I saw Page & Plant on that tour, still have the teeshirt around somewhere, and I was very taken by the hurdy-gurdy being played in a rock context.
Now Arcade Fire use it regularly, and there’s a pagan black metal band that uses a hurdy-gurdy as well as other folk instruments.
Wish he had mentioned which musicians captivated him. Blowzabella? I have a painting of a woman playing hurdy gurdy on my wall, painted by artist, luthier, and musician Juan Wijngaard. No hurdy gurdys are produced commercially, you must have a luthier make one. It is not the box cranked by organ-grinders that goes by the same name. It has several strings that are rubbed like a violin bow by a rotating wheel, giving it a hypnotic drone. Instead of a fingerboard it has keys played with the left hand that stop the strings to create different pitches.
I’ve wanted a hurdy gurdy for years, basically since I discovered the Swiss folk metal band Eluveitie. Hurdy gurdy is one of their many, many instruments and it captivated me instantly.
Then there’s Patty Gurdy, who describes her music as ‘dark folk-pop’.
I was not away you could modulate the drone on those, which adds a lot more possibilities.

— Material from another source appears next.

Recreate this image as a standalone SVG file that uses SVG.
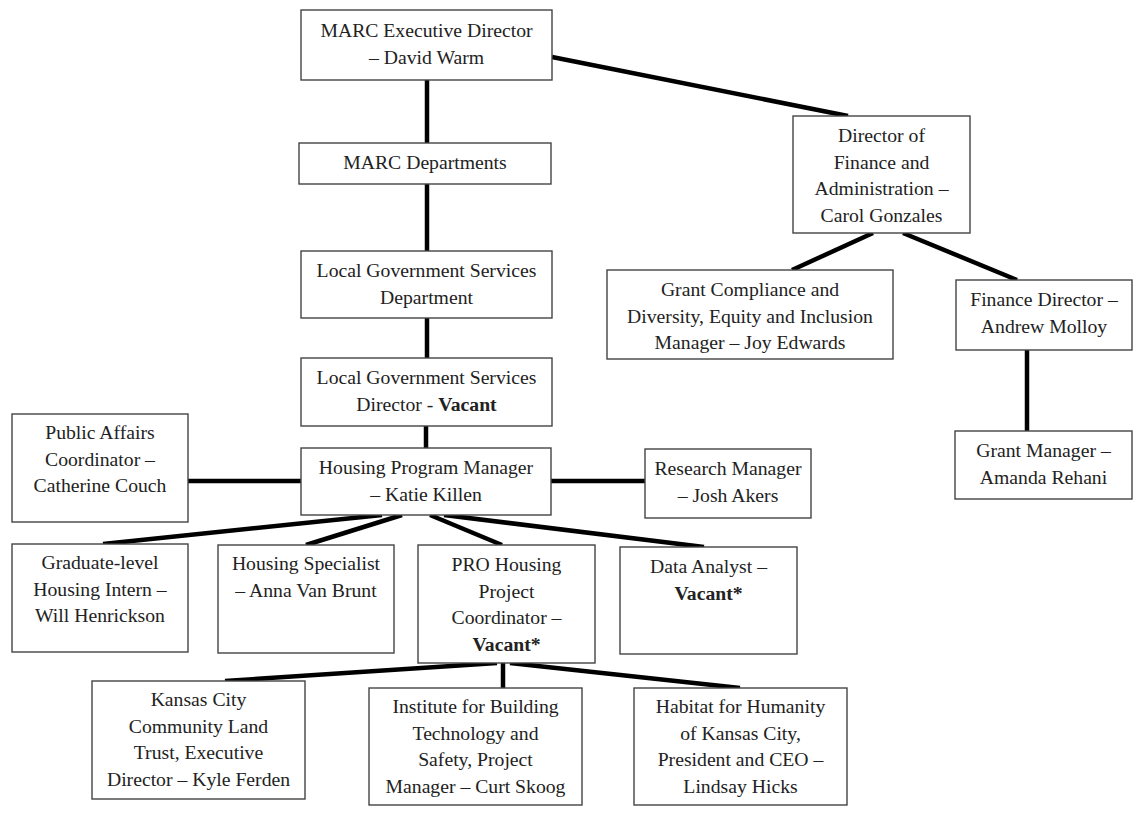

Also-- consider how complicated all the mechanisms are inside that, probably it didn’t appear fully formed and slowly evolved, but like the modern piano it is an amazing piece of musical engineering.
The traditional way of doing this is via trompette- quickly varying the speed of the wheel to vibrate a loose bridge:
It’s thought to have evolved from fiddles, as did the nyckelharpa- these have keys to stop the strings, like a hurdy-gurdy, but are bowed like a fiddle.
One of the videos linked upthread indicates the hurdy gurdy didn’t come from personal instruments at all, but rather is a shrunk-down form of early organ. Apparently there were huge multi-person versions of them where one person provided power on the wheel and another (or multiple others) played the keys.
I’m not a music historian so I can’t comment on which is more correct, but both are fascinating stories for the possible history of this machine.